Car reviews - Jaguar - XF - sedan range
Smooth and powerful new V6 diesel and V8 petrol engines, steering feel, ride and handling balance, styling
Room for improvement
Various electrical faults, much higher prices, hard-stop brakes, cup-holders, clunky glovebox, hard centre console sides
17 Jun 2009
JAGUAR has good reason to be proud of winning the latest JD Power durability award in the United States, but the press launch of the upgraded XF range this week showed they still have a lot of work to do before being truly on the same level as its German luxury car rivals.
In the course of driving three cars, we experienced a number of annoying problems – a temperamental supposedly one-touch glovebox opening, a flashing bonnet open warning light, non-operating cruise control and a persistent vibration around the cupholders.
And, while Jaguar cannot be held responsible for a puncture we suffered, it did reveal the shortcomings in the design of the jack and wheelbrace, as well as the fact that the soft-sidewall tyre was expensively ruined by the time the lack of inflation became apparent. An argument for pressure sensors, we suggest.
We also experienced some fairly crude brake graunching coming to a stop in normal traffic conditions, which was rather surprising. Combined with a last-moment grabbing – unlike BMW’s great soft-stop brakes – it made stopping less than smooth and comfortable no matter how hard you tried.
These shortcomings are most unfortunate because we truly believe that Jaguar is on the right track, with greatly improved styling, engineering and production, but this experience perhaps explains why the company is not getting complacent.
And we really like the XF overall, especially with the new range of engines introduced for 2009 (sorry, Jaguar, but it’s a bit early to call it the 2010 model year).
Starting at the bottom of the range, the 3.0-litre petrol V6 is the only engine that is unchanged just one year after launch, and was understandably not present at this week’s press preview drive (ahead of the August on-sale).
The diesel offering is quite something, the previous 2.7-litre unit being replaced by an all-new 3.0-litre common rail turbo-diesel developed in conjunction with PSA Peugeot-Citroen that takes the XF into another stratosphere. It really is remarkable how car-makers can produce more powerful engines that at the same time reduce fuel consumption and carbon-dioxide emissions.

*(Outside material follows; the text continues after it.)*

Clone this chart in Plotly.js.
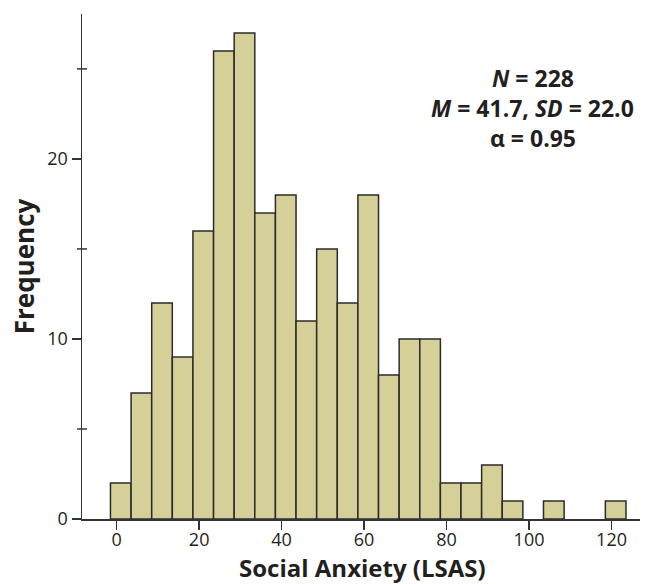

Unfortunately, you now have to pay $6800 more for this diesel than the V6 petrol, whereas they were previously priced the same, but it really is a huge step forward in every respect.
If you didn’t know any better, you could easily think you are driving a big supercharged petrol engine because it is so smooth and quiet. There is barely a trace of diesel clatter when cold and only a bit of harshness if you take it (unnecessarily) to maximum revs.
Low-down torque – some 600Nm from 2000rpm – is, of course, very impressive and the urge continues progressively through the revs with no surge or fall-off, thanks to an innovative approach to the twin-turbo format with a smaller ‘primary’ unit. The bottom line is that climbing hills is simply a constant rush forward.
The extra power combines well with the revised six-speed automatic transmission to provide a more linear progression than in the previous diesel, which we thought was a little lethargic and unresponsive with its changes. No problem there with the upgraded XF, even in normal shift mode.
And, if you choose to use the steering wheel paddles for manual shifts, you will find they are among the best in the business, being well-placed and having a nice touch.
Most of the XF’s controls are excellent, although this indicator sits a little high for our taste and we are not convinced that the rotary gearshift knob will stand the test of time.
While most of the attention on the new XF has surrounded the new diesel and the high-performance, the new normally-aspirated 5.0-litre V8 petrol with direct-injection for the first time also deserves some attention.
Sharing the same engine architecture as the XFR’s supercharged V8, the new ‘atmo’ is something of a jewel, providing fantastic performance – seven-tenths of a second faster from 0-100km/h than the diesel – accompanied by a wonderful engine sound.
Unfortunately, as with the diesel, you now have to pay a higher premium for this great new engine, being about $13,000 more than the previous 4.2-litre V8 model at some $147,900. It is a better car to drive than the diesel model ($116,250), but perhaps not a $30K better drive.
In terms of dynamic qualities, both the diesel and V8 enjoy the excellent Jaguar rack-and-pinion electro-hydraulic steering and well-engineered suspension, which offers a reasonable balance between ride and handling (without the benefit of the XFR’s advanced active suspension system), but they similarly suffer from a little more road noise and sharp-edge ride quality than desirable.
Inside, the seats are comfortable and most of the controls, fittings and trim levels provide a welcoming and impressive environment for front and rear seat passengers alike.
There is still room for improvement in the XF and we hope this will happen for the mid-life facelift in a couple of years’ time because this stylish car deserves a place alongside the E-class and 5 Series mid-size luxury segment icons.